Zambezi Kiwi

Living in Zimbabwe

Why Trump could happen here

November 14, 2016

I remember my dad telling me a story just after New Zealand was debating the legalisation of same-sex marriage. The meter reader had visited, and as soon as he jumped out of his van he looked at my dad and said, “What do you think about this same-sex marriage stuff? It’s crazy isn’t it”? He wasn’t a religious bloke as it happened, and he didn’t know my dad. He just said it because he thought he saw another ordinary bloke in front of him who might understand.

What my dad said next has echoed in my ears like a prophecy this year. It whispered as I watched several right wing parties rise to positions of unforeseen strength across Europe. It echoed louder as Britons defied the establishment and voted to leave the European Union. It became a shout on Wednesday night when Americans defied the world and voted Donald Trump in as their president.

What Dad said to me back in 2013 was that ordinary people were shocked at what was going on in our country. And I think he was onto something.

Brexit and Trump (along with Europe’s right-wing rise), tap into that shock, and it is simmering away in New Zealand too.

Mostly, the shock boils down to the death of free speech. There are an increasing number of things, as an ordinary citizen, that you simply are not allowed to say – and the “banned comments” list is filled with arguments for maintaining the values and principles that have underpinned Western civilisation for centuries and lifted it to the heights of wealth we now enjoy. As soon as you open your mouth to utter them you are shut down with a label, and dismissed as stupid. Take immigration, for example. Across the West you can’t say that you’re worried about immigration’s impact on your nation, because that makes you racist. And so, before a factual debate can even start (for example, on how humanitarian immigration actually damages the countries immigrants leave), the conversation is shut down. It was obvious with Brexit supporters, who were “xenophobic” instead of “citizens with concerns over immigration”. It was obvious in the US election whenever Trump spoke about the issue, because we only heard about his latest “racist attack” instead of his “speech about immigration” (although there were genuine racist attacks on his part, mingled with speeches about immigration). It is the same with same-sex marriage, affirmative action, and religious freedom.

Even the New Zealand media has been sucked in. One radio commentator kept announcing with great excitement on Wednesday that “the little folk have put their pitch forks in their trucks and gone out to vote” in America. How arrogant, I thought. The facts show almost one in three Latinos voted for the guy. More African Americans voted for him than they did the previous Republican nominee. As for the college educated masses who were going to abandon Trump en mass…well, they didn’t. Little people? Pitch forks? Trucks? Do I think these people like Trump and want him to be President? In large part, no. Polls comparing how much people like him and whether they will vote for him hint at that. Do I think they are angry enough at decades of being ignored, told what to think, and belittled for their beliefs to vote for a bigger bully than the ones currently running the playground? Absolutely. And that same sentiment swirls through New Zealand’s silent majority – the conservative Maori, religious Islanders and white folk who were labelled, insulted and shut down during debates over issues like same-sex marriage or smacking laws. Over and over again these people are forced to swallow the diet of “equality” while their rights are run over rough-shod. And when they try to point out that some people are “more equal” than others, they simply get laughed off the stage.
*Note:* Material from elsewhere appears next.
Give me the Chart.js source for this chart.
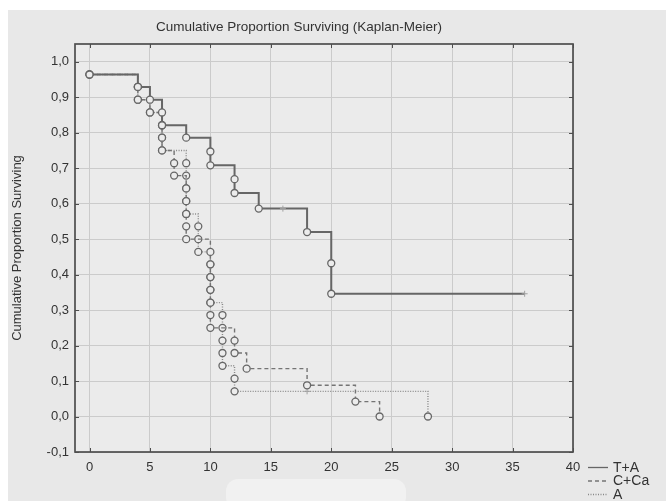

The problem, overseas and in New Zealand, is that the media and politicians are so out of touch that they don’t realise those who are “less equal” still make up the majority of the population. They couldn’t possibly know, because it has been so long since those people have had a real chance to speak up and show they exist.

So could the same think happen in New Zealand? Absolutely.

We just haven’t had the right candidate or issue come along yet.